The solitude of a king

With the Maoists set to dominate the new Constituent Assembly, Nepal’s king may soon loose his crown. In The Indian Express, Yubaraj Ghimire weighs the royal options:

For almost two years now, King Gyanendra Bir Bikram Shah Dev has been in isolation. He has become a ‘punching bag’ of sorts for Nepalese politicians and to some extent, the international community, a symbol for everything that ailed Nepal. And, of course, everybody holds him responsible for his fate. He is hardly spotted in public these days, and when he is, it is without the trapping of royalty. He remains mostly confined to the Narayanhiti Palace. Even this could be for a short while longer, for if the Communist Party of Nepal-Maoists (CPN-M) does what it has pledged to, Nepal will be a republic on the first day that the newly elected Constituent Assembly sits.

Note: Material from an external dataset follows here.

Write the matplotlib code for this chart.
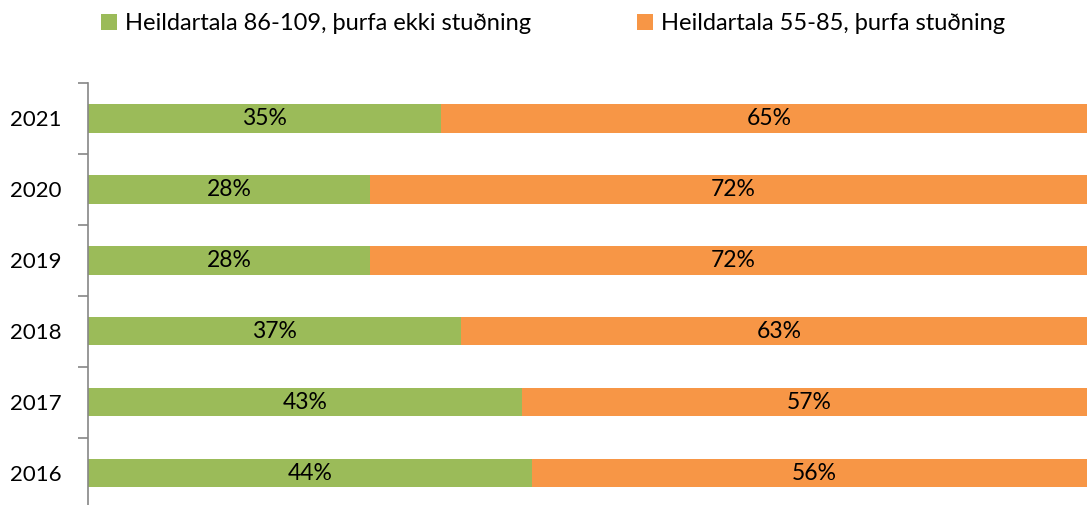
import matplotlib
matplotlib.use("Agg")
import matplotlib.pyplot as plt
import numpy as np

YEARS = ['2016', '2017', '2018', '2019', '2020', '2021']
NO_SUPPORT = [44, 43, 37, 28, 28, 35]
SUPPORT = [56, 57, 63, 72, 72, 65]
LABELS = ['Heildartala 86-109, þurfa ekki stuðning', 'Heildartala 55-85, þurfa stuðning']

GREEN = '#9BBB59'
ORANGE = '#F79646'
GREY = '#868686'

plt.rcParams['font.family'] = ['Lato', 'DejaVu Sans']

fig = plt.figure(figsize=(10.87, 5.05), dpi=100)
ax = fig.add_axes([0.081, -0.007, 0.928, 0.8426])

y = np.arange(len(YEARS))
b1 = ax.barh(y, NO_SUPPORT, height=0.4, color=GREEN, label=LABELS[0])
b2 = ax.barh(y, SUPPORT, left=NO_SUPPORT, height=0.4, color=ORANGE, label=LABELS[1])

for bars in (b1, b2):
    for rect in bars:
        w = rect.get_width()
        ax.text(rect.get_x() + w / 2, rect.get_y() + rect.get_height() / 2,
                '{:.0f}%'.format(w), ha='center', va='center', fontsize=16.5, color='black')

ax.set_xlim(0, 100)
ax.set_ylim(-0.5, len(YEARS) - 0.5)
ax.set_yticks(y)
ax.set_yticklabels(YEARS, fontsize=16)
ax.set_xticks([])
ax.set_yticks(np.arange(len(YEARS) + 1) - 0.5, minor=True)
ax.tick_params(axis='y', which='major', length=0, pad=19)
ax.tick_params(axis='y', which='minor', length=7, color=GREY, width=1.2)

for name, spine in ax.spines.items():
    spine.set_visible(name == 'left')
ax.spines['left'].set_color(GREY)
ax.spines['left'].set_linewidth(1.2)

fig.legend(handles=[b1, b2], loc='center left', bbox_to_anchor=(0.0845, 0.953),
           ncol=2, frameon=False, fontsize=17, handlelength=0.65, handleheight=0.65,
           handletextpad=0.35, columnspacing=4.5, borderaxespad=0)

fig.savefig('out.png', dpi=100)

The emergence of the Maoists as the single-largest party in the forthcoming Assembly, and the likelihood of a government under its leadership, has sent out the message that time and tide don’t wait for anyone. And in this tsunami of change, Nepal-which lost its status as an officially Hindu nation two years ago-looks set to lose the world’s only Hindu monarch whose forefather began the Shah dynasty 240 years ago.

Nepal is now speculating over the king’s future. Will he seek asylum in India? Will he counter the political tide? Or will he live on in Nepal as an ordinary citizen?